Il risultato è un documento che non lascia scampo ad ambiguità, nei temi
e nei linguaggi. E non è certo cosa da poco visto che, proprio le
ambiguità, sul terreno dell’immigrazione, dell’accoglienza e dei diritti
di cittadinanza (vedi la questione dell’umanizzazione dei CIE o della
retorica dell’umanitario), hanno caratterizzato troppo spesso il
dibattito, anche dei movimenti e dell’associazionismo.
Allo stesso
modo ci sembra di poter dire che la spinta propulsiva della Carta di
Lampedusa, la sua tensione europea e mediterranea (non la
rappresentazione dei movimenti europei ma un contributo al loro
allargamento), la sua ambizione trasformativa, siano già all’opera.
L’abbiamo già toccata con mano pochi giorni fa a Ponte Galeria, a Mineo e
ad Ancona, e potremo farlo ancora nei prossimi giorni con la
mobilitazione del primo marzo quando, in moltissime città italiane,
tante vertenze, numerose battaglie, diverse istanze, avranno l’occasione
di esprimersi in maniera diffusa ma comune. Proprio a Lampedusa è arrivato l’appello dei rifugiati accampati in piazza ad Amburgo per una mobilitazione unitaria
che si intreccia al percorso che negli ultimi anni ha caratterizzato
il primo marzo. Noi non abbiamo potuto fare ameno di raccoglierlo.
Così a Niscemi, a Milano, a Padova, a Bologna, a Brescia ed in molte
altre città europee, migliaia di persone scenderanno in piazze per dare
corpo a piccole e grandi rivendicazioni: da quelle dei lavoratori della
logistica a quelle dei rifugiati senza futuro, dalle istanze degli
sfrattati a quelle legate ai permessi di soggiorno, da quelle contro il
razzismo a quelle di chi rivendica una nuova Europa, libera dai confini e
dall’austerità.
Proprio questo ultimo punto, quello legato all’Europa, ci pare assolutamente prioritario. Perché se l’Europa di Bruxelless e Strasburgo è lontana, un ripiegamento delle nostre istanze sul piano nazionale, non potrebbe che risultare una gabbia. Al contrario è proprio un allargamento dell’orizzonte dei movimenti, sul piano immediatamente europeo e mediterraneo, a poterci offrire l’occasione di andare verso una radicale trasformazione dell’Europa, dei suoi confini, del suo ruolo. E’ a partire da questo che gli stessi movimenti europei stanno costruendo un’agenda di mobilitazioni per i prossimi mesi. Dal primo marzo al primo maggio, dalle mobilitazioni di blockupy alla marcia europea che alla fine di giugno ci porterà a Bruxelless per rivendicare la libertà di movimento.
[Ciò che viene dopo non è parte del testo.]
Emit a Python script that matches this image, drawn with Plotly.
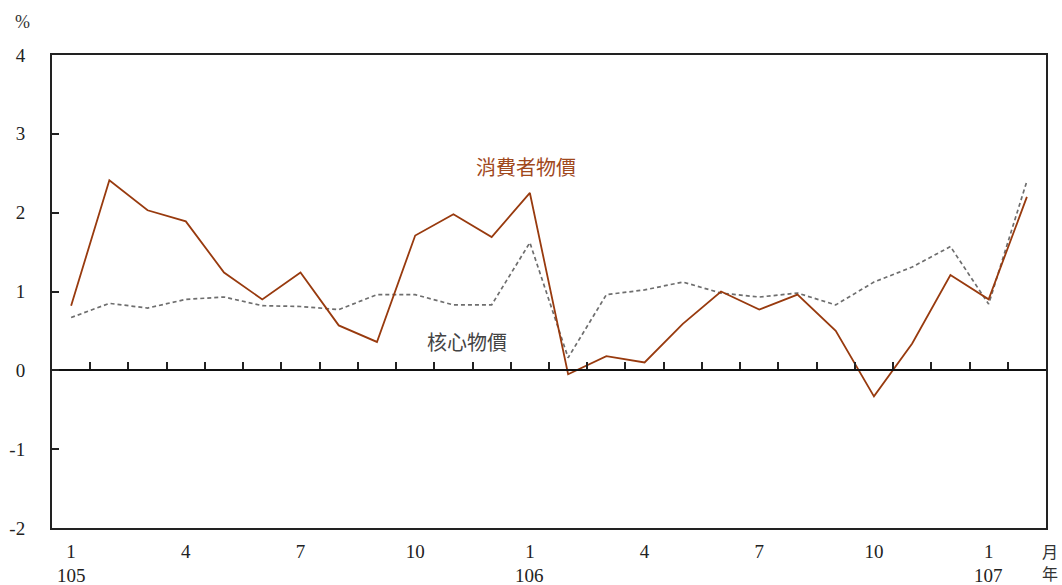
import plotly.graph_objects as go

# Monthly year-over-year change (%), ROC years 105/1 – 107/2
months = ["105/1", "105/2", "105/3", "105/4", "105/5", "105/6", "105/7", "105/8",
          "105/9", "105/10", "105/11", "105/12",
          "106/1", "106/2", "106/3", "106/4", "106/5", "106/6", "106/7", "106/8",
          "106/9", "106/10", "106/11", "106/12",
          "107/1", "107/2"]
cpi = [0.82, 2.41, 2.03, 1.89, 1.24, 0.90, 1.24, 0.57, 0.36, 1.71, 1.98, 1.69,
       2.25, -0.05, 0.18, 0.10, 0.59, 1.00, 0.77, 0.96, 0.50, -0.33, 0.34, 1.21,
       0.90, 2.20]
core = [0.67, 0.85, 0.79, 0.90, 0.93, 0.82, 0.81, 0.77, 0.96, 0.96, 0.83, 0.83,
        1.62, 0.16, 0.96, 1.02, 1.12, 0.98, 0.93, 0.98, 0.83, 1.12, 1.31, 1.57,
        0.84, 2.40]
month_tick_idx = [0, 3, 6, 9, 12, 15, 18, 21, 24]
month_tick_text = ["1", "4", "7", "10", "1", "4", "7", "10", "1"]
year_idx = [0, 12, 24]
year_text = ["105", "106", "107"]
y_ticks = [-2, -1, 0, 1, 2, 3, 4]
y_tick_text = ["-2", "-1", "0", "1", "2", "3", "4"]

x = list(range(len(months)))
serif = "Liberation Serif, Times New Roman, serif"
cjk = "Noto Sans CJK TC, sans-serif"

W, H = 1062, 585
ML, MR, MT, MB = 52, 16, 55, 57


def px_to_paper(px, py):
    return (px - ML) / (W - ML - MR), (H - MB - py) / (H - MT - MB)


fig = go.Figure()
fig.add_trace(go.Scatter(x=x, y=core, mode="lines", name="核心物價",
                         line=dict(color="#6e6e6e", width=1.7, dash="4px,3px")))
fig.add_trace(go.Scatter(x=x, y=cpi, mode="lines", name="消費者物價",
                         line=dict(color="#983a0e", width=1.8)))
# helper trace so the zero-line axis is drawn
fig.add_trace(go.Scatter(x=[x[0]], y=[0], xaxis="x2", mode="markers",
                         marker=dict(opacity=0), showlegend=False, hoverinfo="skip"))

annotations = [
    dict(text="消費者物價", x=11.9, y=2.59, xref="x", yref="y", showarrow=False,
         font=dict(family=cjk, size=20, color="#a0481c")),
    dict(text="核心物價", x=10.35, y=0.36, xref="x", yref="y", showarrow=False,
         font=dict(family=cjk, size=20, color="#444")),
]
# year labels beneath the January ticks
for i, t in zip(year_idx, year_text):
    annotations.append(dict(text=t, x=i, y=px_to_paper(0, 575)[1], xref="x", yref="paper",
                            showarrow=False, xanchor="center", yanchor="middle",
                            borderpad=0,
                            font=dict(family=serif, size=19, color="#222")))
# corner unit labels
for t, (px, py) in [("%", (22, 22)), ("月", (1050, 551)), ("年", (1050, 573))]:
    fx, fy = px_to_paper(px, py)
    annotations.append(dict(text=t, x=fx, y=fy, xref="paper", yref="paper",
                            showarrow=False, xanchor="center", yanchor="middle",
                            borderpad=0,
                            font=dict(family=serif if t == "%" else cjk,
                                      size=18 if t == "%" else 16, color="#333")))

fig.update_layout(
    width=W, height=H,
    margin=dict(l=ML, r=MR, t=MT, b=MB),
    paper_bgcolor="white", plot_bgcolor="white",
    showlegend=False,
    font=dict(family=serif, size=19, color="#222"),
    xaxis=dict(
        range=[-0.5, len(months) - 0.5], automargin=False,
        tickmode="array", tickvals=month_tick_idx, ticktext=month_tick_text,
        ticks="", showgrid=False, zeroline=False,
        showline=True, linecolor="#222", linewidth=2, mirror=True,
        ticklabelstandoff=5,
        tickfont=dict(family=serif, size=19, color="#222"),
    ),
    xaxis2=dict(
        overlaying="x", side="top", anchor="free", position=1/3,
        range=[-0.5, len(months) - 0.5],
        tickmode="array", tickvals=[i + 0.5 for i in range(len(months) - 1)],
        ticks="outside", ticklen=7, tickwidth=2, tickcolor="#222",
        showticklabels=False, showgrid=False, zeroline=False,
        showline=True, linecolor="#111", linewidth=2,
    ),
    yaxis=dict(
        range=[-2, 4], automargin=False,
        tickmode="array", tickvals=y_ticks, ticktext=y_tick_text,
        ticks="inside", ticklen=7, tickwidth=2, tickcolor="#222",
        showgrid=False, zeroline=False,
        showline=True, linecolor="#222", linewidth=2, mirror=True,
        ticklabelstandoff=21,
        tickfont=dict(family=serif, size=19, color="#222"),
    ),
    annotations=annotations,
)

fig.write_html("out.html")
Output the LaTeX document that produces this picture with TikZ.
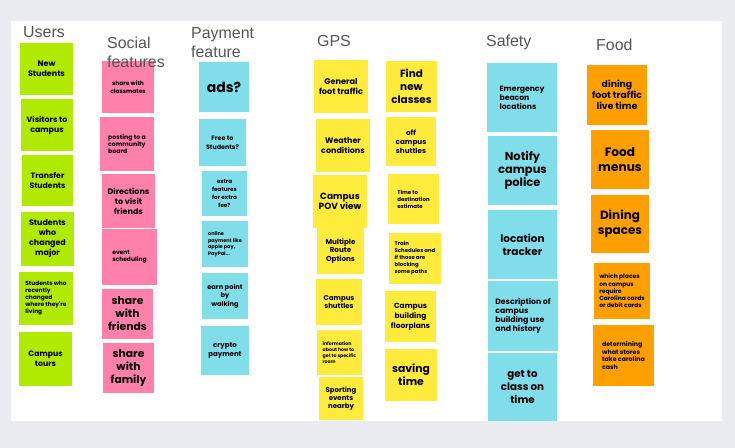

Ma quello delle piazze e delle vertenze
non è l’unico terreno di espressione della Carta di Lampedusa. Perché se
è vero che il piano delle lotte è il motore centrale di un potenziale
cambiamento, è vero al tempo stesso che la trasformazione non può che
assumere le sembianze di un processo complesso, che investe l’ambito
sociale, culturale, economico, e politico.
Non è un caso che intorno alla Carta di Lampedusa si stiano sviluppando
percorsi nelle scuole, progetti artisti e culturalin incontri di studi e
che, al tempo stesso, sia nata la necessità di sperimentarsi anche sul
terreno della codificazione normativa delle istanze proposte.
Dal primo marzo nelle piazze europee, agli studi giuridici per la forzatura del quadro giuridico comunitario: questa è per noi la Carta di Lampedusa. Ed è per questo che il prossimo primo marzo le nostre piazze parleranno un linguaggio comune che invitiamo tutti a fare proprio:“our Europe is without borders! La nostra europa non ha confini”!